Now, you may say, citizens have the recourse of filing complaints with the State AG, or State Police, or FBI. Perhaps not, if all of those are also cronies and partners in crime with the locals.

We actually have such situations in some Texas counties, and I have gotten evidence of it in several other states.

A similar situation actually occurred in Athens, Tennessee, in 1946. It is called the Battle of Athens.


It's not "my" justice, but the law...

An unwritten law that says whatever you say it does. Don't you think a formalized, written constitution explicitly agree to by the states is a better authority? Or would you rather be at the mercy of anyone that can raise a militia to enforce whatever law they make up?

No, you are persisting in misrepresenting my position. Almost all of the likely conflicts are between the Constitution and unconstitutional official acts. The Constitution of the United States is not in conflict with the constitutions of nature or society. It is a partial codification of them, and it incorporates them by reference, under the term "common law". From common law we get the meanings of the terms used in the Constitution, such as "due process" and "jury". However, because the written constitution of government does not define those terms, we have to revert to the constitution of society -- the common law -- to understand them.

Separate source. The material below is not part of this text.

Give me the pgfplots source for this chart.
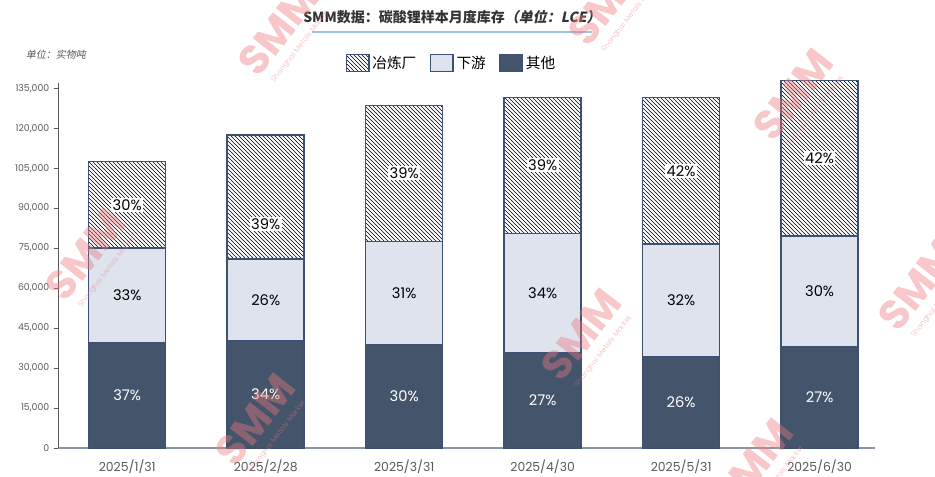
\documentclass[border=0pt]{standalone}
\usepackage{pgfplots}
\pgfplotsset{compat=1.18}
\usetikzlibrary{patterns}
\usepackage{fontspec}
\setmainfont{Poppins}
\newfontfamily\cjk{Noto Sans CJK SC}

\definecolor{otherc}{HTML}{44546A}
\definecolor{downc}{HTML}{DEE3EE}
\definecolor{edgec}{HTML}{3D5175}
\definecolor{tickc}{HTML}{595959}
\definecolor{titlec}{HTML}{333333}
\definecolor{linec}{HTML}{9DC3E6}
\definecolor{xaxc}{HTML}{8C93A3}
\definecolor{wmc}{HTML}{EC7A80}

\tikzset{
  pct/.style={font=\fontsize{11}{12}\selectfont, text=black},
  pctw/.style={pct, text=white},
  pcth/.style={pct, fill=white, inner sep=1pt},
}
% watermark
\newcommand\wm[2]{\node[rotate=52, text=wmc, opacity=0.42, align=center, inner sep=0pt]
  at (#1,#2) {{\fontsize{31}{26}\selectfont\bfseries SMM}\\[-1pt]{\fontsize{5.5}{6}\selectfont Shanghai Metals Market}};}

\begin{document}
\begin{tikzpicture}[x=1pt,y=1pt]
\path[use as bounding box] (-43.5,-21.75) rectangle (657.75,336);
\begin{axis}[
  scale only axis,
  width=612.75pt, height=273.75pt,
  ybar stacked,
  bar width=0.556,
  xmin=-0.5, xmax=5.4,
  ymin=0, ymax=137000,
  clip=false,
  axis x line*=bottom,
  axis y line*=left,
  x axis line style={draw=xaxc, line width=1.3pt, -},
  y axis line style={draw=tickc, line width=0.6pt, -},
  xtick=data,
  xticklabels={2025/1/31,2025/2/28,2025/3/31,2025/4/30,2025/5/31,2025/6/30},
  xtick style={draw=none},
  xticklabel style={font=\fontsize{9.3}{10}\selectfont, text=tickc, yshift=-2pt},
  ytick={0,15000,...,135000},
  ytick style={draw=tickc, line width=0.6pt},
  tick align=outside,
  major tick length=3pt,
  yticklabel style={font=\fontsize{7}{8}\selectfont, text=tickc},
  scaled y ticks=false,
  /pgf/number format/.cd, fixed, 1000 sep={,}, assume math mode=true,
  /pgfplots/.cd,
  reverse legend,
  legend columns=-1,
  legend style={at={(0.482,1.055)}, anchor=center, draw=none, fill=none,
    font=\cjk\fontsize{11}{12}\selectfont,
    /tikz/every even column/.append style={column sep=8pt}},
  legend image code/.code={\draw[#1] (0pt,-6.5pt) rectangle (17pt,6.5pt);},
]
\addplot[fill=otherc, draw=edgec, line width=1.1pt] coordinates
  {(0,39400) (1,40100) (2,38600) (3,35600) (4,34100) (5,37900)};
\addlegendentry{其他}
\addplot[fill=downc, draw=edgec, line width=1.1pt] coordinates
  {(0,35600) (1,30800) (2,39000) (3,45000) (4,42400) (5,41600)};
\addlegendentry{下游}
\addplot[pattern=north west lines, pattern color=black, draw=edgec, line width=1.1pt] coordinates
  {(0,32600) (1,46500) (2,51000) (3,51000) (4,55100) (5,58500)};
\addlegendentry{冶炼厂}

% label positions (segment middles)
\coordinate (o0) at (axis cs:0,19700);
\coordinate (o1) at (axis cs:1,20050);
\coordinate (o2) at (axis cs:2,19300);
\coordinate (o3) at (axis cs:3,17800);
\coordinate (o4) at (axis cs:4,17050);
\coordinate (o5) at (axis cs:5,18950);
\coordinate (d0) at (axis cs:0,57200);
\coordinate (d1) at (axis cs:1,55500);
\coordinate (d2) at (axis cs:2,58100);
\coordinate (d3) at (axis cs:3,58100);
\coordinate (d4) at (axis cs:4,55300);
\coordinate (d5) at (axis cs:5,58700);
\coordinate (s0) at (axis cs:0,91300);
\coordinate (s1) at (axis cs:1,84000);
\coordinate (s2) at (axis cs:2,103100);
\coordinate (s3) at (axis cs:3,106100);
\coordinate (s4) at (axis cs:4,104050);
\coordinate (s5) at (axis cs:5,108750);
\end{axis}

\node[pctw] at (o0) {37\%};
\node[pctw] at (o1) {34\%};
\node[pctw] at (o2) {30\%};
\node[pctw] at (o3) {27\%};
\node[pctw] at (o4) {26\%};
\node[pctw] at (o5) {27\%};
\node[pct] at (d0) {33\%};
\node[pct] at (d1) {26\%};
\node[pct] at (d2) {31\%};
\node[pct] at (d3) {34\%};
\node[pct] at (d4) {32\%};
\node[pct] at (d5) {30\%};
\node[pcth] at (s0) {30\%};
\node[pcth] at (s1) {39\%};
\node[pcth] at (s2) {39\%};
\node[pcth] at (s3) {39\%};
\node[pcth] at (s4) {42\%};
\node[pcth] at (s5) {42\%};

% title and unit
\node[text=titlec] at (295.5,323.25)
  {\cjk\fontsize{10.5}{12}\selectfont\bfseries SMM数据：碳酸锂样本月度库存{\addfontfeature{FakeSlant=0.2}（单位：LCE）}};
\draw[linec, line width=1pt] (190.5,312) -- (400.5,312);
\node[text=tickc] at (-1.5,294.75)
  {\cjk\addfontfeature{FakeSlant=0.2}\fontsize{7.5}{8}\selectfont 单位：实物吨};

% watermarks
\wm{25.5}{141}
\wm{397.5}{81}
\wm{170.25}{309.75}
\wm{556.5}{261}
\wm{153}{17.25}
\wm{650.25}{118.5}
\wm{526.5}{-16.5}
\wm{417.75}{332.25}
\end{tikzpicture}
\end{document}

To continue the example with Bob and Tom, suppose a corrupt Tom tries to weasel around the problem by treating the habeas not as a habeas but as a motion to show cause, for which the burden of proof is is on the petitioner rather than on the respondant, which is what a habeas requires. When Tom rules the petitioning citizen hasn't proved that Bob lacks authority, he dismisses. But that is a violation of unwritten due process. Here is where the unwritten constitution of society comes in. Neither the Constitution nor a statute lays out what is the procedure for handling writs of habeas corpus. The militia has to go to the constitution of society for that.